Gilliland the surprise pole winner as rain shortens Daytona qualifying

No one knew what to expect when knockout NASCAR Sprint Cup Series qualifying came to Daytona International Speedway for the first time on Friday.

But no one could have predicted what transpired in a chaotic qualifying session for Saturday night’s Coke Zero 400.

David Gilliland, who has finished no better than 20th in 17 starts this season, captured his third career Coors Light Pole (second at Daytona) when rain forced cancellation of the second and third rounds.

The surprises didn’t end with Gilliland capturing the first-ever pole for Front Row Racing in the Love’s Travel Stops Ford.

Joining Gilliland on the first row will be Reed Sorenson, who has been no better than 21st for Tommy Baldwin Racing since finishing 16th in this year’s Daytona 500. Sorenson, winless in 206 career Cup starts, last recorded a top-10 finish in 2010.

Third-fastest qualifier was Landon Cassill, who has yet to have a top-10 finish in 132 career Cup starts and whose best finish this season is an 11th at Talladega.

Also on the second row will be 2000 premier series champion Bobby Labonte, driving the Thunder Coal Chevrolet for Phoenix Construction. Labonte, 50, owns 21 career wins in 23 seasons, but his last victory was in 2003 at Texas.

What does it all mean that some of this season’s top qualifiers, including Brad Keselowski (26th) and Joey Logano (28th) would have been shut out of a second qualifying round if rain had not halted the proceedings? What about Denny Hamlin, Kyle Busch and Kurt Busch, among seven drivers who relied on owner’s points to make the 43-car field?

For one thing, it means that drivers are still figuring out the best ways to handle NASCAR’s new qualifying format on superspeedways, especially when teamwork and drafting partners can be as important as raw speed.

Strategies varied as drivers attempted to find drafting partners while some cars slowed and others sped up on the 2.5-mile track. At times drivers rolled through the pits or paused on pit lane, trying to pick that perfect time to pair with a partner or find open racing room on the track.

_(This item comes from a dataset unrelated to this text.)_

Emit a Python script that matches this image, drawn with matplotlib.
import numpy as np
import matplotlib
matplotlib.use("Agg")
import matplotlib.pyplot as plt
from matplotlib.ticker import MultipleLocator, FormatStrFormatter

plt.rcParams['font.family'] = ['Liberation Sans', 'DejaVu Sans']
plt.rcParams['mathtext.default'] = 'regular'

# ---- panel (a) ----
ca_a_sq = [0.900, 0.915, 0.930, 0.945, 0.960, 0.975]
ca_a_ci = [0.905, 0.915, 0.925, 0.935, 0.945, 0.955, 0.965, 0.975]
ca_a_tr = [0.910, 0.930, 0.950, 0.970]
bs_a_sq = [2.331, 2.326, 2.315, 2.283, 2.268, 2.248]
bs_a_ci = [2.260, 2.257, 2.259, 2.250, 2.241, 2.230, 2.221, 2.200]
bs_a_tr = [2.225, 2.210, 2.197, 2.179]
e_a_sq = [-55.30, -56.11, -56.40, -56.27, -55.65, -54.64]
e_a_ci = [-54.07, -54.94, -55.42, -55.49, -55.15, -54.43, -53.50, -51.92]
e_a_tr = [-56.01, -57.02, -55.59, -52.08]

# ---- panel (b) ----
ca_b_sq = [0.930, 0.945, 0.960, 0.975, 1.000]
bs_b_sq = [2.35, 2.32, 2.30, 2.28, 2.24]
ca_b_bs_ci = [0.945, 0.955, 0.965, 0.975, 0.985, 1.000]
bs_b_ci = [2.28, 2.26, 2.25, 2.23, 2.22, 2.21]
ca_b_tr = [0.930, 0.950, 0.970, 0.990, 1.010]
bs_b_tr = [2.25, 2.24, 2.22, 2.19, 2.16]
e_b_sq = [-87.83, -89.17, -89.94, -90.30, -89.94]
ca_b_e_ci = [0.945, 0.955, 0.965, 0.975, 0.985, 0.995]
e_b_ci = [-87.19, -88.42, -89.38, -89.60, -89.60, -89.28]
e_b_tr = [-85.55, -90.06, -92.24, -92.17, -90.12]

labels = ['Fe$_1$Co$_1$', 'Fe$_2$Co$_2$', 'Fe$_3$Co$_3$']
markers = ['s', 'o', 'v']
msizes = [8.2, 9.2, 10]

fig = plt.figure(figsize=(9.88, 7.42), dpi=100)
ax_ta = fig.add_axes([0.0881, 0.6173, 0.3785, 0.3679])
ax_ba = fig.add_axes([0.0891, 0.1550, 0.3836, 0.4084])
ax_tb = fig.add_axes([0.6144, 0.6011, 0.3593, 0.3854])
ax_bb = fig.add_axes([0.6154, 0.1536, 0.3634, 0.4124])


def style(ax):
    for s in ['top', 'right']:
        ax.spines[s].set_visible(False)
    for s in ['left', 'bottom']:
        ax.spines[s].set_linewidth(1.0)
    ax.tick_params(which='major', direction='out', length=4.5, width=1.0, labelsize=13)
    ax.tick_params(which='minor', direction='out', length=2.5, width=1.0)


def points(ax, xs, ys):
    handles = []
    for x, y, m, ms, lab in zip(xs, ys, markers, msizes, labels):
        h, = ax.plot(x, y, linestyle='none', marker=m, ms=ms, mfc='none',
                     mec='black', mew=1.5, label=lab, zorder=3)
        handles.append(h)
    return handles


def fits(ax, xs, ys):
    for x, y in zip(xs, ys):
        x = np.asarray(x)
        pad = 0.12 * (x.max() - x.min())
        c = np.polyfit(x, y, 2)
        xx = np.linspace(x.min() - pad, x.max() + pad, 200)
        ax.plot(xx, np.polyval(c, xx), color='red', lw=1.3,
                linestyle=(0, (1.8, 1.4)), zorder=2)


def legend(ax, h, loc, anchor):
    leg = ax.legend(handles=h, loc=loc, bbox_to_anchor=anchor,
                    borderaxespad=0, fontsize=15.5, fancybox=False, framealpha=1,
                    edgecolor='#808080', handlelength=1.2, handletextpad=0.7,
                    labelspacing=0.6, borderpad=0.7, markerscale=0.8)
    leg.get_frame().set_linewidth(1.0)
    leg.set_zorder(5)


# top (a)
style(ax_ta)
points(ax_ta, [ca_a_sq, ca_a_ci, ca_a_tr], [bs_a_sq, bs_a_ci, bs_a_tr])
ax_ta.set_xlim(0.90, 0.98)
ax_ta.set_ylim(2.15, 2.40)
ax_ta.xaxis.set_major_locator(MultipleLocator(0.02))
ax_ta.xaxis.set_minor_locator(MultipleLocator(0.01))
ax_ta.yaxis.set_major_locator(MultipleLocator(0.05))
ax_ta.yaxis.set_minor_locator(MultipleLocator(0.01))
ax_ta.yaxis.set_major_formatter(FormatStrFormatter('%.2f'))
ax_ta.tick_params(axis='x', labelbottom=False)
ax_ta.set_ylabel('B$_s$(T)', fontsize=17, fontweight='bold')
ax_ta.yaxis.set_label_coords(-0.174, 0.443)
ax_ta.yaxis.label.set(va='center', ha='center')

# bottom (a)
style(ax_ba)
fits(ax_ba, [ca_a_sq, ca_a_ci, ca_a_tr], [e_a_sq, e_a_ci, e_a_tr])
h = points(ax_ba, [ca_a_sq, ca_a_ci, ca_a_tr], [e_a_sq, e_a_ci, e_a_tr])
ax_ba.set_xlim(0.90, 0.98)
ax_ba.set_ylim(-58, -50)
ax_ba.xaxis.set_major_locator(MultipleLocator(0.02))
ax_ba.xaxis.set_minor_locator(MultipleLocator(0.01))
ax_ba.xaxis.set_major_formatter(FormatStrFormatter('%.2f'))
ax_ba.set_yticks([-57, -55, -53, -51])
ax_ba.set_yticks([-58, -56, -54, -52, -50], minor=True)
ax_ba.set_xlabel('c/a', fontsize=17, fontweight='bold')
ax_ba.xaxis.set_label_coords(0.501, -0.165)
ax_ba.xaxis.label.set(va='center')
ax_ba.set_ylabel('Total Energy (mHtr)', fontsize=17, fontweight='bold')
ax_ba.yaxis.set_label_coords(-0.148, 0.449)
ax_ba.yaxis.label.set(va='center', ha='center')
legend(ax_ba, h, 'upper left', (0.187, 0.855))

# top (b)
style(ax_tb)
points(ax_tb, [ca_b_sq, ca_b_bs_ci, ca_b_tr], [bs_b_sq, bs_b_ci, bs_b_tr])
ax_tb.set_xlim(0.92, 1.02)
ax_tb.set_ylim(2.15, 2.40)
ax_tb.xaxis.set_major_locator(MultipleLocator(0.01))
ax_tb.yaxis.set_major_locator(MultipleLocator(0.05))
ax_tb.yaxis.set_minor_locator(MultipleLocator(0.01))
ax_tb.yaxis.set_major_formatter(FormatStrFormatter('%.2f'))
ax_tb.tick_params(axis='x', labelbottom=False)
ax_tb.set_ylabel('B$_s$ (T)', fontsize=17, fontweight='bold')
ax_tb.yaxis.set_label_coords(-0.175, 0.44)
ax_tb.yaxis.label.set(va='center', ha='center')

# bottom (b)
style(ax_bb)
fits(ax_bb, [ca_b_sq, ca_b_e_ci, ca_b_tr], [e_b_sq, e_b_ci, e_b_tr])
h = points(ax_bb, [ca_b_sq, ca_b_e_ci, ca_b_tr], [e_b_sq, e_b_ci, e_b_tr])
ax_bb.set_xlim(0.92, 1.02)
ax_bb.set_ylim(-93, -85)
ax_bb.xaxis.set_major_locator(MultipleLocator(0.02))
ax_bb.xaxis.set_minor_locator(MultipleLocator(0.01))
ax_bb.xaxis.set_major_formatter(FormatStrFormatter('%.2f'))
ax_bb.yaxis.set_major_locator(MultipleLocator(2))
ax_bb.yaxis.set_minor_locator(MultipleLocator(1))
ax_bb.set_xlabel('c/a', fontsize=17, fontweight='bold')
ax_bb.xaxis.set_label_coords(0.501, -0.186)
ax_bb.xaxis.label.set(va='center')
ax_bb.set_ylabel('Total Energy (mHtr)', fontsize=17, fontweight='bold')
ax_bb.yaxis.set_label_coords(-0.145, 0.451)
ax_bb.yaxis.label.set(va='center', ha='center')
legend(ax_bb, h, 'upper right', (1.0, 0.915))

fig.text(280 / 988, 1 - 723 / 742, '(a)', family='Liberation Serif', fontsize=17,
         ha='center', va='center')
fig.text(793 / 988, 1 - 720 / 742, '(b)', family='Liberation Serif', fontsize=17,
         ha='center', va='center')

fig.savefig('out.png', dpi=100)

“I ain’t never seen anything like it,” said Dale Earnhardt Jr., who teamed with Jimmie Johnson (fifth) and Jeff Gordon (ninth) to get in a fast lap midway through the session and qualified seventh. Earnhardt said watching the various strategies unfold with rain on the horizon “the funniest thing I ever seen.”

Not every driver found it humorous.

“That was pretty dumb,” said Logano, who had 14 top-10 starts in the season’s first 17 races. “Sometimes (drivers) are lifting, sometimes going. It is very difficult to figure out what is going on there. Before you know it, you are stopped on the race track and asking yourself what you are supposed to do.”

It had already been an eventful week for Gilliland, who lost his wedding ring while swimming in the Atlantic. Moments after he’d won the pole, his 11-year-old daughter joked tweeted that maybe the ring was bad luck.

Gilliland prefers to think that his “Support Our Military” camouflage paint job on his No. 38 Ford, signed by Medal of Honor recipients Friday morning is “the secret to the extra speed in the car.”

“Our strong point is definitely the speedway racing,” said Gilliland, who sat on the pole in 2007 for his first Daytona 500 start. “Some of it’s been circled on our calendar and I feel like we put a lot of emphasis in. The restrictor plate tracks are a great equalizer. I think David Ragan (teammate, qualified eighth) and I both have good enough cars to win, so that’s an exciting feeling – something myself and my teammates don’t have every week.

“Obviously, starting on the pole and having the No. 1 pit stall is going to help. I feel like we have 100 percent as good a chance as anybody to win (Saturday) night.”

But Gilliland, who also earned a berth in the 2015 NASCAR Sprint Unlimited with his pole performance, acknowledges that the current qualifying format at restrictor plate tracks is a “crapshoot.”

“At Talladega, for two weeks in our competition meetings, we said we’re going to do this, do that. We’re going to stick together. We had Eric McClure driving a third car, who had to make the race on speed. David Ragan and I were probably 35th on back and just never could make it happen. It was soooo frustrating.

“This week we said, look, we’re not going to have a plan. We know what we need to do to make a fast lap – position yourself right. But you can’t plan it. You can try to get in a groove and do this or that, but then you have people slowing down because you don’t want other people to make run. You just know what you need to do to try to make a fast lap and try to make it happen.”

Sorenson, driving the Golden Corral Chevrolet, and Cassill, in the Newtown Building Supplies Chevrolet, said the strong starting positions should facilitate their approach on Saturday night.

“It will be good to stay in that first group and keep all that (potential) trouble behind us,” Sorenson said.

“We’d like to run up front the entire race if we can,” said Cassill, who turns 25 on Monday. “We don’t have the reputation of being fast, week in, week out. But, actually we have equipment for this race is as good as anybody’s. We just need to show people how good the car is.”